Weaknesses: The emphasis on the paper has been on the size of the adversary |U|. The reason behind this emphasis on |U| is because |U| is often infinite in practice (e.g. balls in Lp spaces) or, still, extremely large if we take finite precision into account. Hence, one may deduce impossibility results for robust learning by establishing non-trivial dependence on |U|. So, it is important. On the other hand, for the results to be useful in practice, the upper bounds contain other important terms, such as the dual VC dimension, which can be exponentially larger than the VC dimension. This is important because the authors argue that the number of calls in Algorithm 1 is O(log m+ log |U|) but that notation suppresses the dependence on the dual VC dimension d*. The number of calls in Algorithm 1 grows at least linearly with d*, which can be exponential on the number of model parameters. So, the guarantee may not be useful in practice except for simple hypothesis spaces with a small dual VC dimension, such as linear classifiers. In addition, the present paper only studies the realizable setting. In practice, this is rarely true. It seems to me that the current proof technique using alpha-boost is not easy to extend to the agnostic setting but I might be wrong.

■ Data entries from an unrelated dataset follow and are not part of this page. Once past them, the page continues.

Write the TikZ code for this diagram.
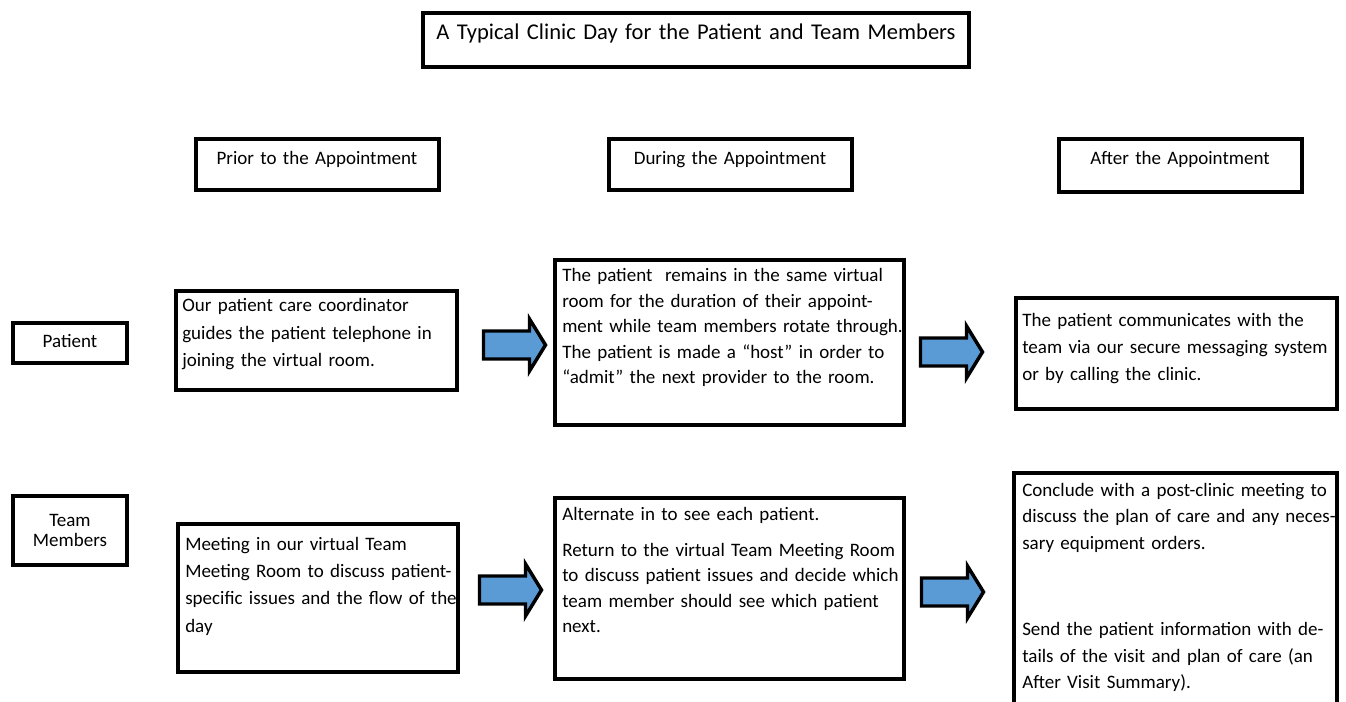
\documentclass[tikz,border=0pt]{standalone}
\usepackage{fontspec}
\setmainfont{Carlito}
\usetikzlibrary{fit}
\definecolor{arrowblue}{HTML}{5B9BD5}
\begin{document}
\begin{tikzpicture}[x=0.75pt,y=-0.75pt,
  box/.style={draw=black, line width=2.6pt, inner sep=0pt, fill=white},
  txt/.style={anchor=base west, inner sep=0pt, align=left, text width=300pt},
  ctr/.style={anchor=base, inner sep=0pt, align=center, text width=200pt, font=\fontsize{14.25}{15.6}\selectfont},
  blockarrow/.pic={\draw[line width=2.6pt, fill=arrowblue, line join=miter, miter limit=10] (0,-14) -- (46,-14) -- (46,-26) -- (62,0) -- (46,26) -- (46,14) -- (0,14) -- cycle;}
]
\useasboundingbox (0,0) rectangle (1346,702);

% title and column headers
\node[box, fit={(423,13) (969,67)}] (title) {};
\node[ctr, text width=420pt, font=\fontsize{16.9}{18}\selectfont] (titletext) at (696,40) {A Typical Clinic Day for the Patient and Team Members};

\node[box, fit={(196,139) (439,190)}] (h1) {};
\node[ctr] (h1text) at (317,165) {Prior to the Appointment};
\node[box, fit={(609,139) (852,190)}] (h2) {};
\node[ctr] (h2text) at (730,165) {During the Appointment};
\node[box, fit={(1059,139) (1302,192)}] (h3) {};
\node[ctr] (h3text) at (1180,165) {After the Appointment};

% row labels
\node[box, fit={(13,323) (127,363)}] (lp) {};
\node[ctr] (lptext) at (70,348) {Patient};
\node[box, fit={(13,496) (127,565)}] (lt) {};
\node[ctr, text width=80pt, font=\fontsize{14.25}{15.6}\selectfont] (lttext) at (70,526) {Team\\Members};

% patient row
\node[box, fit={(176,291) (457,390)}] (p1) {};
\node[txt, font=\fontsize{14.25}{20.6}\selectfont] (p1text) at (182,312) {Our patient care coordinator\\guides the patient telephone in\\joining the virtual room.};

\node[box, fit={(555,260) (904,425)}] (p2) {};
\node[txt, font=\fontsize{14.25}{19.1}\selectfont] (p2text) at (562,282) {The patient\ \ remains in the same virtual\\room for the duration of their appoint-\\ment while team members rotate through.\\The patient is made a “host” in order to\\“admit” the next provider to the room.};

\node[box, fit={(1016,298) (1337,409)}] (p3) {};
\node[txt, font=\fontsize{14.25}{19.9}\selectfont] (p3text) at (1022,327) {The patient communicates with the\\team via our secure messaging system\\or by calling the clinic.};

% team row
\node[box, fit={(178,524) (458,672)}] (t1) {};
\node[txt, font=\fontsize{14.25}{20.6}\selectfont] (t1text) at (185,550) {Meeting in our virtual Team\\Meeting Room to discuss patient-\\specific issues and the flow of the\\day};

\node[box, fit={(555,498) (904,679)}] (t2) {};
\node[txt, font=\fontsize{14.25}{19.1}\selectfont] (t2text) at (562,520) {Alternate in to see each patient.\\[8pt]Return to the virtual Team Meeting Room\\to discuss patient issues and decide which\\team member should see which patient\\next.};

\node[box, fit={(1014,473) (1337,712)}] (t3) {};
\node[txt, font=\fontsize{14.25}{19.9}\selectfont] (t3text) at (1022,496) {Conclude with a post-clinic meeting to\\discuss the plan of care and any neces-\\sary equipment orders.\\[45pt]Send the patient information with de-\\tails of the visit and plan of care (an\\After Visit Summary).};

% block arrows between the boxes
\coordinate (a1) at (483.5,345);
\coordinate (a2) at (920.5,352);
\coordinate (a3) at (479.5,590);
\coordinate (a4) at (921.5,592);
\pic at (a1) {blockarrow};
\pic at (a2) {blockarrow};
\pic at (a3) {blockarrow};
\pic at (a4) {blockarrow};
\end{tikzpicture}
\end{document}
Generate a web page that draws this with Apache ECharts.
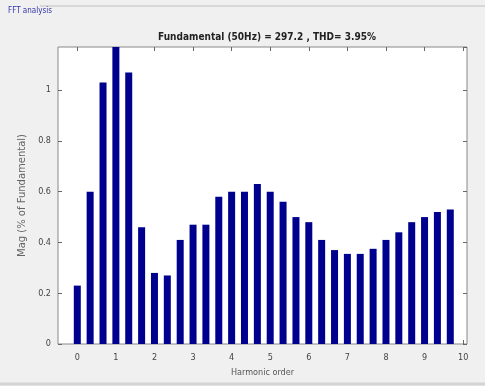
<!DOCTYPE html>
<html>
<head>
<meta charset="utf-8">
<script src="https://cdn.jsdelivr.net/npm/echarts@6/dist/echarts.min.js"></script>
<style>
  html, body { margin: 0; padding: 0; background: #f0f0f0; }
  #chartBox { width: 485px; height: 386px; }
</style>
</head>
<body>
<div id="chartBox"></div>
<script>
// harmonic orders of the bars (0 .. 9.67 in steps of 1/3)
var harmonicOrders = [0, 0.333, 0.667, 1, 1.333, 1.667, 2, 2.333, 2.667, 3,
                      3.333, 3.667, 4, 4.333, 4.667, 5, 5.333, 5.667, 6, 6.333,
                      6.667, 7, 7.333, 7.667, 8, 8.333, 8.667, 9, 9.333, 9.667];
// magnitude, % of fundamental (bar at 1 is clipped by the axis top)
var magValues = [0.23, 0.60, 1.03, 1.25, 1.07, 0.46, 0.28, 0.27, 0.41, 0.47,
                 0.47, 0.58, 0.60, 0.60, 0.63, 0.60, 0.56, 0.50, 0.48, 0.41,
                 0.37, 0.355, 0.355, 0.375, 0.41, 0.44, 0.48, 0.50, 0.52, 0.53];
var xTicks = [0, 1, 2, 3, 4, 5, 6, 7, 8, 9, 10];

var chart = echarts.init(document.getElementById('chartBox'));

var barData = [];
for (var i = 0; i < harmonicOrders.length; i++) {
    barData.push([harmonicOrders[i], magValues[i]]);
}

var labelFont = { color: '#444', fontSize: 9, fontFamily: 'Liberation Sans Narrow, DejaVu Sans Condensed, sans-serif' };

var option = {
    backgroundColor: '#f0f0f0',
    animation: false,
    title: [
        {
            text: 'FFT analysis',
            left: 3, top: 2,
            textStyle: { color: '#3333aa', fontSize: 8, fontWeight: 'normal', fontFamily: 'DejaVu Sans Condensed, sans-serif' }
        },
        {
            text: 'Fundamental (50Hz) = 297.2 , THD= 3.95%',
            left: 262, top: 27, textAlign: 'center',
            textStyle: { color: '#222', fontSize: 10, fontWeight: 'bold', fontFamily: 'Liberation Sans Narrow, DejaVu Sans Condensed, sans-serif' }
        }
    ],
    graphic: [
        { type: 'line', shape: { x1: 40, y1: 6, x2: 485, y2: 6 }, style: { stroke: '#d8d8d8', lineWidth: 2 } },
        { type: 'line', shape: { x1: 0, y1: 384, x2: 485, y2: 384 }, style: { stroke: '#d4d4d4', lineWidth: 3 } }
    ],
    grid: {
        left: 58, right: 18, top: 47, bottom: 42,
        show: true, backgroundColor: '#fff', borderColor: '#888', borderWidth: 1
    },
    xAxis: [
        {
            type: 'value', min: -0.5, max: 10.1,
            name: 'Harmonic order', nameLocation: 'middle', nameGap: 24,
            nameTextStyle: { color: '#555', fontSize: 9, fontFamily: 'Liberation Sans Narrow, DejaVu Sans Condensed, sans-serif' },
            axisLine: { show: false, onZero: false },
            splitLine: { show: false },
            axisTick: { inside: true, length: 4, lineStyle: { color: '#666' }, customValues: xTicks },
            axisLabel: Object.assign({ margin: 9, customValues: xTicks }, labelFont)
        },
        {
            type: 'value', min: -0.5, max: 10.1, position: 'top',
            axisLine: { show: false, onZero: false },
            splitLine: { show: false },
            axisTick: { inside: true, length: 4, lineStyle: { color: '#666' }, customValues: xTicks },
            axisLabel: { show: false }
        }
    ],
    yAxis: [
        {
            type: 'value', min: 0, max: 1.17, interval: 0.2,
            name: 'Mag (% of Fundamental)', nameLocation: 'middle', nameGap: 25, nameRotate: 90,
            nameTextStyle: { color: '#666', fontSize: 10, fontFamily: 'DejaVu Sans, sans-serif' },
            axisLine: { show: false, onZero: false },
            splitLine: { show: false },
            axisTick: { inside: true, length: 4, lineStyle: { color: '#666' } },
            axisLabel: Object.assign({
                margin: 7, showMaxLabel: false,
                formatter: function (v) { return String(Math.round(v * 10) / 10); }
            }, labelFont)
        },
        {
            type: 'value', min: 0, max: 1.17, interval: 0.2, position: 'right',
            axisLine: { show: false, onZero: false },
            splitLine: { show: false },
            axisTick: { inside: true, length: 4, lineStyle: { color: '#666' } },
            axisLabel: { show: false }
        }
    ],
    series: [
        {
            type: 'bar',
            data: barData,
            barWidth: 7,
            clip: true,
            itemStyle: { color: '#00008f' }
        }
    ]
};
chart.setOption(option);
</script>
</body>
</html>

Correctness: The arguments appear to be correct to me. However, I could not understand the proof of Theorem 3.4 so I cannot judge if it is correct or not.

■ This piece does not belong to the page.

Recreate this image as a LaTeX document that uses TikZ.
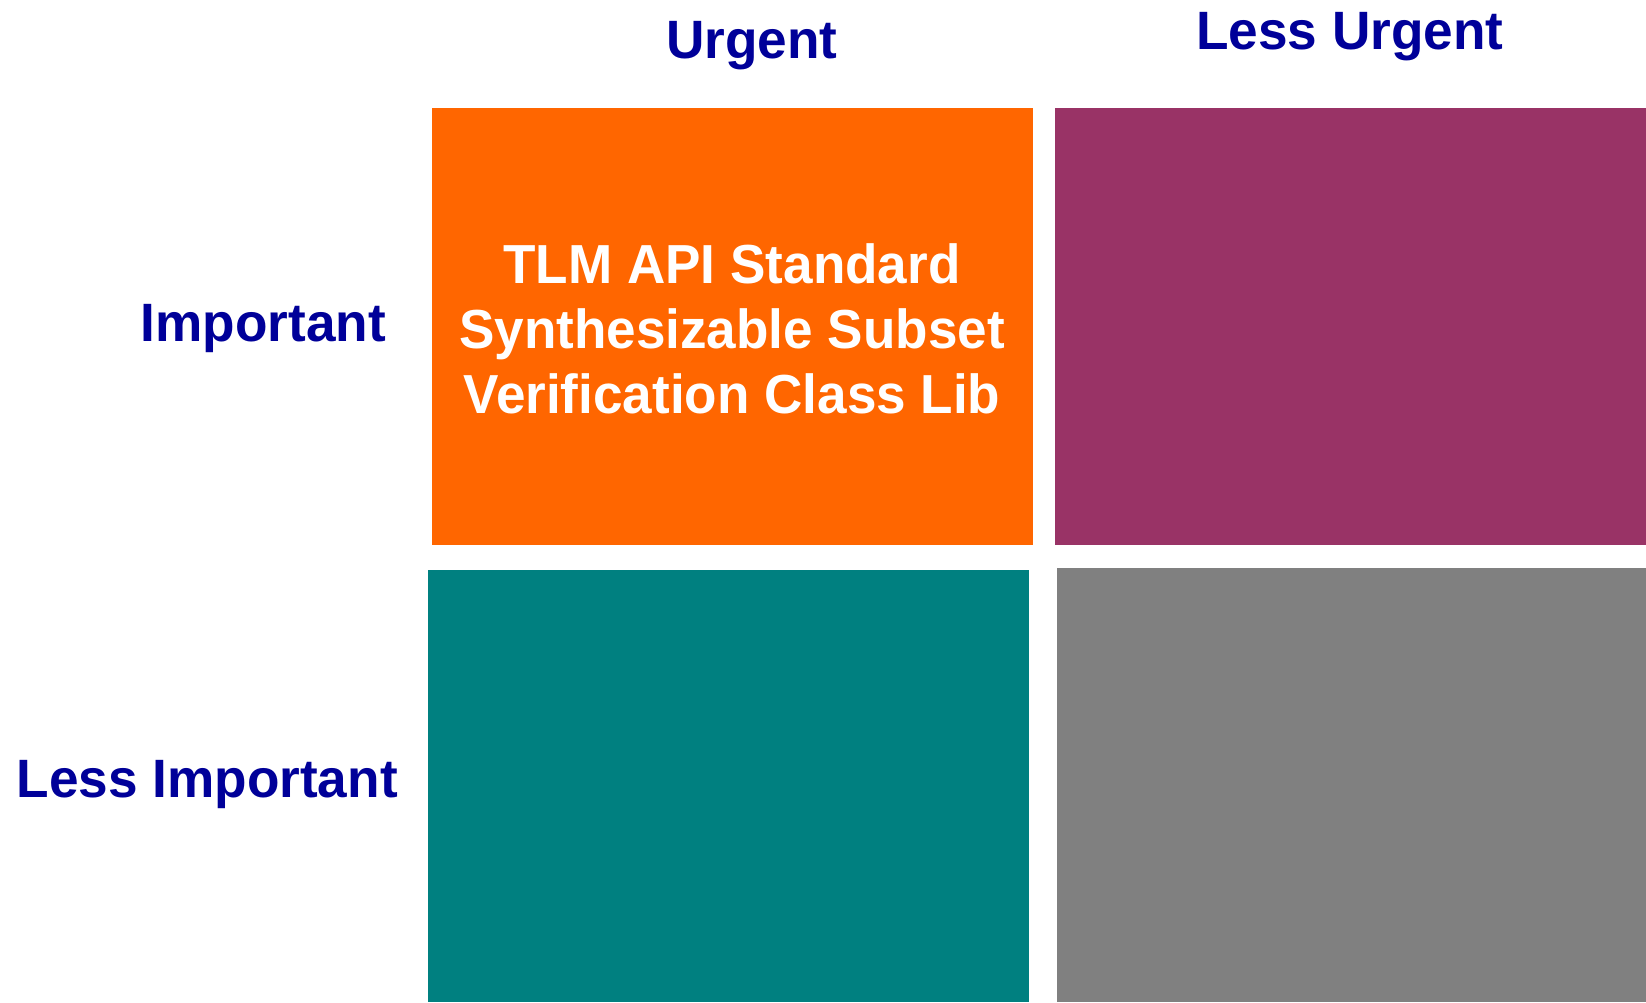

Clarity: The paper is well-written. The authors have taken a great care at formalizing the setting and the notation is easy to follow.

Relation to Prior Work: Yes, the relation between the new results and previous works is clearly discussed throughout the paper.

Reproducibility: Yes

Additional Feedback: In Line 233, the authors state that "We can then argue that if we cannot minimize the empirical robust loss by calling non-robust learner A, there is no hope for robust learning." I don't see how this statement fits with the rest of the paper. The reason I am mentioning this is that the authors show that impossibility results can sometimes be circumvented by imposing some additional assumptions on the non-robust learner, such as that it is an online learner. So, establishing that one cannot minimize the empirical robust loss by calling an *arbitrary* non-robust learner does not mean there is no hope for robust learning. it might only mean one has to choose the right non-robust learner.